They say sex is a two-way street.
Don't they? Wait, I'm not sure now. Do they say it's a two-way street? And who are they?
I say sex is like a 4- lane highway. Fast, slow, boy, girl. And then there's the shoulder lane for all the twisted in-betweens and the broken transmissions. I'm sure you 're thinking I'm gonna talk about the down and dirty, which I will eventually, but I am currently obsessed with gender right now and as I see it two-way is a thing of the recent modern past. With adulthood (supposedly past the horizon) and my ovaries a-jumpin, sex consists of boys, girls, women and men.
Let's start with the 7-year olds. They just. can't. hear me. I'm smiley and happy, they ignore me, I yell, they call me mean. I smile, they jump on me and pull my hair. I tell them to quit it and sit down, they roll their eyes and call me mean. My co-worker says one single solitary even-toned word and it was like He spoke. Him. The Creator All Mighty. My fellow male co-workers think I'm dramatic and crazy, when really I'm just not a boy.
Then there's the semi deep stuff. Sometimes it just hits me on my way home from work or when I'm stuck in traffic and there isn't one song I want to hear on the radio. I just KNOW he has moved on without a second thought, I know it! Damn him! Not damn him for not being in my life but damn how do they do it? They have no time constraints. One girl leaves and they literally go from that point onward. I know I'm speaking in generalities but there is no other way to get my point across then to report on those I know--boyfriends, boy co-workers, boys in the family, boy exes, boy currents, lots and lots of boys.
If I was a 26 year old boy who broke up with my girl there would be family and football and friends and other girls lining up and my career to focus on. But as a chick you worry. Ok, you say to yourself, hurry and go work out! go where they boys are! when am I gonna have sex next? not too soon or I'll look like a whore! It really can be a burden with your ovaries twitching and your wine-tummy expansion.
I have a real hard time admitting that most of the time I don't crave marriage, I don't crave responsibility and it feels like such a relief to only have to deal with my own problems and not someones elses. I want to have sex when I want to and then not have someone hogging the bed. Then every couple of weekends or so go as a couple somewhere and have dinner together. But the other half of the time I find myself curled up wondering when my prince will come, fighting the nesting urge and smacking myself for being so L.A. when I should be like a normal woman.

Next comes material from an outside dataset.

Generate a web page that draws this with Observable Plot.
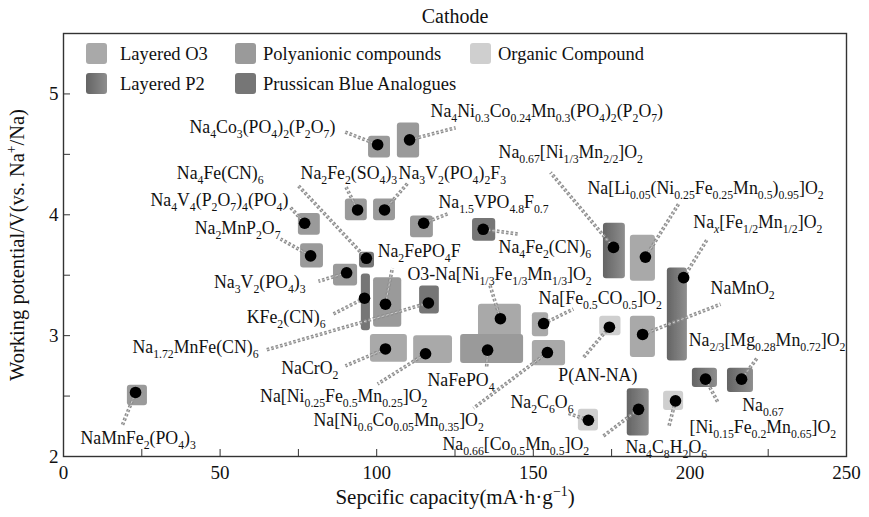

But I can't get away with just wanting to drink beer and watch football. And it sounds so anti-feminist to wish for a boyfriend. I want babies and it's out of my control! I don't want to want babies for christ's sake! I find myself not wanting to sound like a "girl" and that is terrible. I am one, I am a complex emotional being with a cute tush. And if that's what the world needs then.... .Life is a Highway!